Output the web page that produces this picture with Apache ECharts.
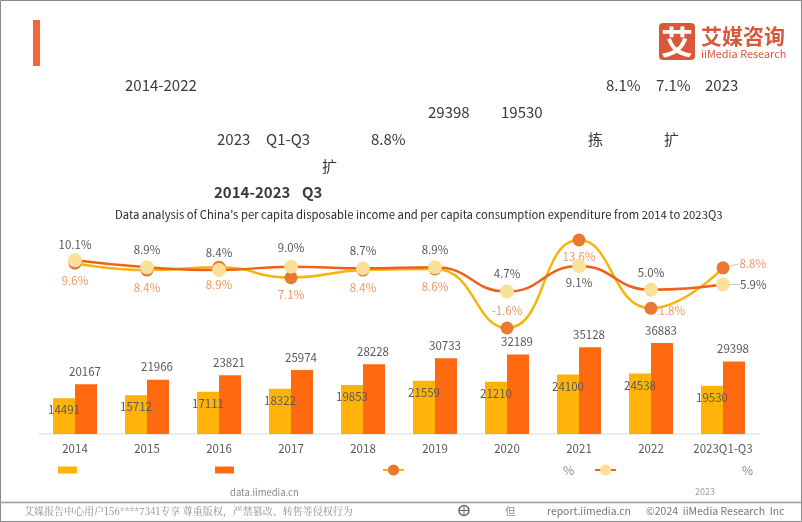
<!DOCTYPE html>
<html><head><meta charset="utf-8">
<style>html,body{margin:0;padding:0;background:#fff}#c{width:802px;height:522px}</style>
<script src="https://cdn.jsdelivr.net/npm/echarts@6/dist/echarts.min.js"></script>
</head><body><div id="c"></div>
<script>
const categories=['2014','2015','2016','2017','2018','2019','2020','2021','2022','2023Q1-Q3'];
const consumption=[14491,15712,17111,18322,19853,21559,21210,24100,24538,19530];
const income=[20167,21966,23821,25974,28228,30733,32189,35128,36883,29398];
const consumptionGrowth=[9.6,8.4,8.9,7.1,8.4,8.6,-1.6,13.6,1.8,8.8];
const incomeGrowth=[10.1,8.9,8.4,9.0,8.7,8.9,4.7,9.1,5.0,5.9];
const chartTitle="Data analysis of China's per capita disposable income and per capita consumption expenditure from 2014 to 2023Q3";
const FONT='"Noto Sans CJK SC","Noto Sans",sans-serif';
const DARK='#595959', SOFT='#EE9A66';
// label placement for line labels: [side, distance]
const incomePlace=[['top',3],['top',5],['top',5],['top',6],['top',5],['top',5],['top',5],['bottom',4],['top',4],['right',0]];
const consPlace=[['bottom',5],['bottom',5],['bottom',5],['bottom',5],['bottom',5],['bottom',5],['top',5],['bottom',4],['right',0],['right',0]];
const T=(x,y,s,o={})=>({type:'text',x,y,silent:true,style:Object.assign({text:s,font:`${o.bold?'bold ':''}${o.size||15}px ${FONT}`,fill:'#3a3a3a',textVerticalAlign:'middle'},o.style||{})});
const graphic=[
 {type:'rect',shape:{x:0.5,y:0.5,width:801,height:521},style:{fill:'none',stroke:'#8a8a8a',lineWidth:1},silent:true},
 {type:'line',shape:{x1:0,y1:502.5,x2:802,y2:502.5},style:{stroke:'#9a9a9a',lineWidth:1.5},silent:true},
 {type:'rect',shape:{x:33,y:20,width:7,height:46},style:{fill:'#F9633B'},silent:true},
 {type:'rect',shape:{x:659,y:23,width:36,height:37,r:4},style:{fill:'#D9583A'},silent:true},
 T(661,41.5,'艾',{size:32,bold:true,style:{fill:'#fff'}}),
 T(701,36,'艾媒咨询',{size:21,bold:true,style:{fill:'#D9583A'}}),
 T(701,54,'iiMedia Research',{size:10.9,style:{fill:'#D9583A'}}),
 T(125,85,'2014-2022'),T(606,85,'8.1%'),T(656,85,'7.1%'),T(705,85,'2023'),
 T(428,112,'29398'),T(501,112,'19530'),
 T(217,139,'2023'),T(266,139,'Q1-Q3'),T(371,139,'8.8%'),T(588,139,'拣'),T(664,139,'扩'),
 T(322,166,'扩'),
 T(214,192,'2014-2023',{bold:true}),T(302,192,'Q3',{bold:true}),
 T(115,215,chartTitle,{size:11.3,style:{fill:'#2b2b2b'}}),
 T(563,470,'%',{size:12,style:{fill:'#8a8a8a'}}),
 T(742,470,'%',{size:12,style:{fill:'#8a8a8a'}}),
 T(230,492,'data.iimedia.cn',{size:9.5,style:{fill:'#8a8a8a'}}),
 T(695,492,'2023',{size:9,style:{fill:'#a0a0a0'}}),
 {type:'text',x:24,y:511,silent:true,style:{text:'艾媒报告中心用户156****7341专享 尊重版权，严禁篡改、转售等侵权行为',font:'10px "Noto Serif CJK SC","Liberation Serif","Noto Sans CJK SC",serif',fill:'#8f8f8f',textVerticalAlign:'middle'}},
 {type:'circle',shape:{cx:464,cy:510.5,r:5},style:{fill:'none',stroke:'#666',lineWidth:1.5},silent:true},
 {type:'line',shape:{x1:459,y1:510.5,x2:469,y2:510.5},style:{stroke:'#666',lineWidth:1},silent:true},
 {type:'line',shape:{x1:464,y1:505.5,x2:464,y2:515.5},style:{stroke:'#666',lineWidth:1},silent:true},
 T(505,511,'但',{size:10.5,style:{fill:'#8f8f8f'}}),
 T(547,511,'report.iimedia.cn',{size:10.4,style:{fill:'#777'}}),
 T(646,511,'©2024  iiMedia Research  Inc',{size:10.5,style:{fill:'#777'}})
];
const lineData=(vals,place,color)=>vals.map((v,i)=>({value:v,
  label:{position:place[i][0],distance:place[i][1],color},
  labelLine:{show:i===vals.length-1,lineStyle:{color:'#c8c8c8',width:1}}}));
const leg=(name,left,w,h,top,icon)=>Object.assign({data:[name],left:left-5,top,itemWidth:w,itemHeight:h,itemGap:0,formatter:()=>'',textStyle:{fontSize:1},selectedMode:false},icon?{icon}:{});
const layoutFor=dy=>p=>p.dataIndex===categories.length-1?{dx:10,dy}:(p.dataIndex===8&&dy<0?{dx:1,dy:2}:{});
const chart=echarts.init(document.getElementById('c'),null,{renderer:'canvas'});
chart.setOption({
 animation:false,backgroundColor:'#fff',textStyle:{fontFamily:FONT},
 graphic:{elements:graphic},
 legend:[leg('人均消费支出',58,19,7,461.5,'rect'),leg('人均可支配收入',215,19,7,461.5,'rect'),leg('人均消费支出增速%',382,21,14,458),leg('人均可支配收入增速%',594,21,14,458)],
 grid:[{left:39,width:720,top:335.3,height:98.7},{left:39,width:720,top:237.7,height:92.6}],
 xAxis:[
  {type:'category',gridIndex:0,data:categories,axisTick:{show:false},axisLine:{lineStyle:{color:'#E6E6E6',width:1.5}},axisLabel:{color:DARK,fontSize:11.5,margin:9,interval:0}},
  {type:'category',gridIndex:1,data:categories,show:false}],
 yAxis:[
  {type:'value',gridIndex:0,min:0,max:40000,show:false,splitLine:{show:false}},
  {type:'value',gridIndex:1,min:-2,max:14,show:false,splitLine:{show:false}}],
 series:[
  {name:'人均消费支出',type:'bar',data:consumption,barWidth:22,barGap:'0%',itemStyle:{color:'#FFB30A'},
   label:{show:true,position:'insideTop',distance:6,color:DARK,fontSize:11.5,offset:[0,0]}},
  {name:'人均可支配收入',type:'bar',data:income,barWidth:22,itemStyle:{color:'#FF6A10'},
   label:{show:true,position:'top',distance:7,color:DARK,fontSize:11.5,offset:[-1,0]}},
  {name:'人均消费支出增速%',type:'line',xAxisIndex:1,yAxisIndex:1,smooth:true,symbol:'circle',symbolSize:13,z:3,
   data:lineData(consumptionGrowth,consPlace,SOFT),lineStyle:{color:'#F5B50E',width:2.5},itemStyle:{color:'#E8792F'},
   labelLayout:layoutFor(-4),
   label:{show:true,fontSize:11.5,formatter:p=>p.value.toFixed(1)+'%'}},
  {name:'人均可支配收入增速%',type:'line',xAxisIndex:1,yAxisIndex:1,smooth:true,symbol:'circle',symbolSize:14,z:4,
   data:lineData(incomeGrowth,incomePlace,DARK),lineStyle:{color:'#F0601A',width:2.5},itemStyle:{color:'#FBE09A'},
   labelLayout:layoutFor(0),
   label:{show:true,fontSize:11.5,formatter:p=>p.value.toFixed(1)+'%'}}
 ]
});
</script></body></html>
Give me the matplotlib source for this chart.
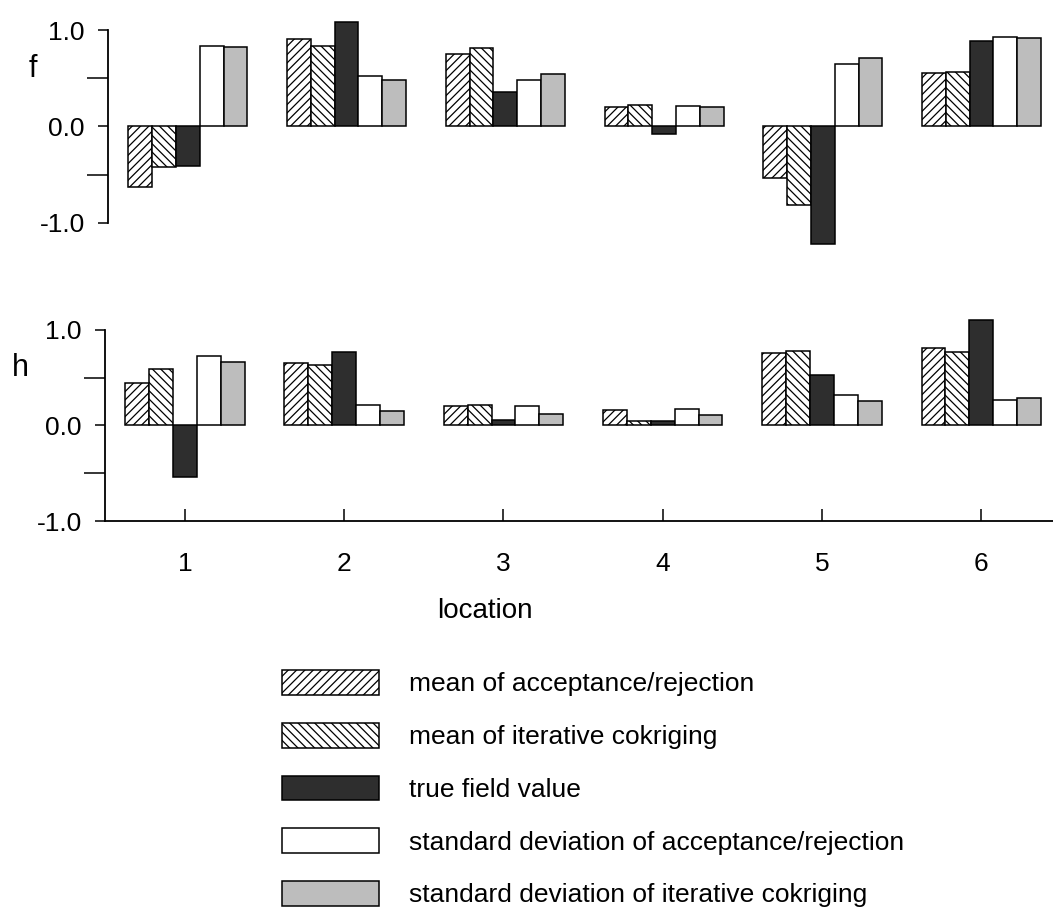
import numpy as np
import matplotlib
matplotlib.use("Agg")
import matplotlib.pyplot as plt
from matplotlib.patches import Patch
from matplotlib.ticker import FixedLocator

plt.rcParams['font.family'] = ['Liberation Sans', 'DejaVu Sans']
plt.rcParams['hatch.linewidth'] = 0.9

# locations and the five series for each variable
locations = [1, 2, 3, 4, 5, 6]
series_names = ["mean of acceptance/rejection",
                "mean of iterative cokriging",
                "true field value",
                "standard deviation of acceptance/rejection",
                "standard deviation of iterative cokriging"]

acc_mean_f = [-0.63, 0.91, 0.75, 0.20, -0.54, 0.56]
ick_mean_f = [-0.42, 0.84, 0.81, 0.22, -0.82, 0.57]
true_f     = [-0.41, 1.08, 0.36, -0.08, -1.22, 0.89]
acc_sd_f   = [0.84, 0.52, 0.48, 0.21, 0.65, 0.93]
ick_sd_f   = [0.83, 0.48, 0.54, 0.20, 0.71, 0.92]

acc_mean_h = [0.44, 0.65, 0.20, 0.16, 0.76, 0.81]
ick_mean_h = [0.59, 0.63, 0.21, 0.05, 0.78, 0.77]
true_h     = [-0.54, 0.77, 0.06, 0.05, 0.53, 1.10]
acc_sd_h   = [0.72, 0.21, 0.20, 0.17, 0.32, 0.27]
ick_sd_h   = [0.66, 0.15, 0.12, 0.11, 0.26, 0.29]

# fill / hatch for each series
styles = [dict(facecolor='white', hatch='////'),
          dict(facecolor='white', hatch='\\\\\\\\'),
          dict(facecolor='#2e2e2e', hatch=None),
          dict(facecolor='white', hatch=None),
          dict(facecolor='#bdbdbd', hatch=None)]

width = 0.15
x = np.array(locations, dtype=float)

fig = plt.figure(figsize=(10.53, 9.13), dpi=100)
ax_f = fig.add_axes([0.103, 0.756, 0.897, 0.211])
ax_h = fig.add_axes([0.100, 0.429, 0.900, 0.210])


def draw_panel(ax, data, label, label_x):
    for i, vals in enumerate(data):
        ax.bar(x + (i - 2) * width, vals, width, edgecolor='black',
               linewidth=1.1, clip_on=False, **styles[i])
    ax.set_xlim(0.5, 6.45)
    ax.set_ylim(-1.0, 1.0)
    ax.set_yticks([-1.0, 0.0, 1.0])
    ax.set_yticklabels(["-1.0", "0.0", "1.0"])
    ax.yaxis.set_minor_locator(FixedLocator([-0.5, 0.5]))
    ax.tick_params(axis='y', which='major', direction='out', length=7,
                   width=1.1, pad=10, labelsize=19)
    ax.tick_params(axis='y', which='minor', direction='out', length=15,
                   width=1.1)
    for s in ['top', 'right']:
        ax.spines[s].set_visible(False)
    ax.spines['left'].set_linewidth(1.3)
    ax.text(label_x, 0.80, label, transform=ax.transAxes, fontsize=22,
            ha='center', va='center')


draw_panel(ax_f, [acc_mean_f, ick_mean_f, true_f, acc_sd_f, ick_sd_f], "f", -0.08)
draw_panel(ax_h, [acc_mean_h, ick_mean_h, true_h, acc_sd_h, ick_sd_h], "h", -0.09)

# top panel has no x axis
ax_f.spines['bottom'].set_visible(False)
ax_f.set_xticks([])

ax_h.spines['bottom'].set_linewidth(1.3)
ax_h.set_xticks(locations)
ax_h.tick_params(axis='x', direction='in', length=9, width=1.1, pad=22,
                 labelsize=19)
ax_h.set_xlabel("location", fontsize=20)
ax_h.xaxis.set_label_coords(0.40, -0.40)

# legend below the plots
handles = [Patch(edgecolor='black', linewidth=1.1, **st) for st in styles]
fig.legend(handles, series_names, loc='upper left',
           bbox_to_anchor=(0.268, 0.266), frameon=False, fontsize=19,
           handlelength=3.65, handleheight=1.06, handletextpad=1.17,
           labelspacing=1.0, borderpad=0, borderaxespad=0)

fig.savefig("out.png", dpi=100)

| Written task |
Copy every line in the records above that contains the word "this".

| Full answer |
Output the web page that produces this picture with Apache ECharts.
Give me the matplotlib source for this chart.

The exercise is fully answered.